If the summer is coming, we are all thinking of planning our vacations to sunny places, where holiday sweet hearts await us with open arms. And in the movies it looks so great: sex in the water. But is it as easy as just jumping in and go about it? We give you some tips.
Safe sex in a pool?
Rule #1 of sex is that it should be safe. But in the water that is, to say the least, a challenge. Try putting on a condom onder water. And although there hasn’t been much research, you can rest assure that the chemicals in swimming pools and bubble baths don’t go very well with the rubber of your condom. And the condom will probably slip off. Not to mention: where do you leave any spare condoms (or the packaging)?
Besides, it is hard to check if your partner (both man of woman) has pulled off the condom secretly. So in short, safe sex in the water: don’t count on it. Consider manual sex. That’ll work. Oh, and guys: don’t keep her head under water too long …
This may sound strange, but water doesn’t slide. It will only wash away any natural lube. So if your partner isn’t slippery of her own, consider a silicone based lubricant. That can handle the water. The downside is that they don’t go well with condoms. Choices, choices ….
Sex in the water. But where?
1. In a public pool: Sure? Of course it is exciting, with so many people around you, but beware of any kids with goggles on (that can see all the details under water). If you are lucky enough to have a pool at home at least you will not be disturbed and are a bit more free to move around. Be careful with chemicals in the water. They might lead to an infection if they wind up in the vagina.
Oral sex can be good fun too. Go sit on the edge of the pool and have your partner take place in the water (definitely not done in a public pool).
2. In the bathtub or under the shower: Most bathtubs are not big enough to do fun positions. Besides, the water will probably go over the edge. The shower is a great alternative. But beware not to slip. Remember that shower heads are not attached firmly (so don’t put your weight on it).

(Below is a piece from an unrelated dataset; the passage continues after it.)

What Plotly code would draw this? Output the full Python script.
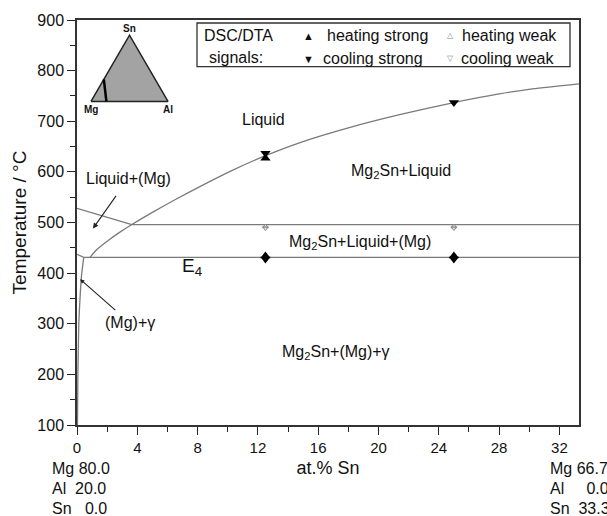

3. Mother nature: Salt water (from the sea, you know) is not exactly a vagina’s best friend. But even worse is the ‘sand factor’. It looks so great in the movie, but believe us: sand in your crack (or elsewhere) is not pleasant. So take a large blanket or sheet and start in the water and end on your blanket.
If you are not a practiced sea swimmer, please be very aware of the current. Before you know it, you will be floating off and the rescue brigade has to pick you up. So always keep a foot on the ground. Always.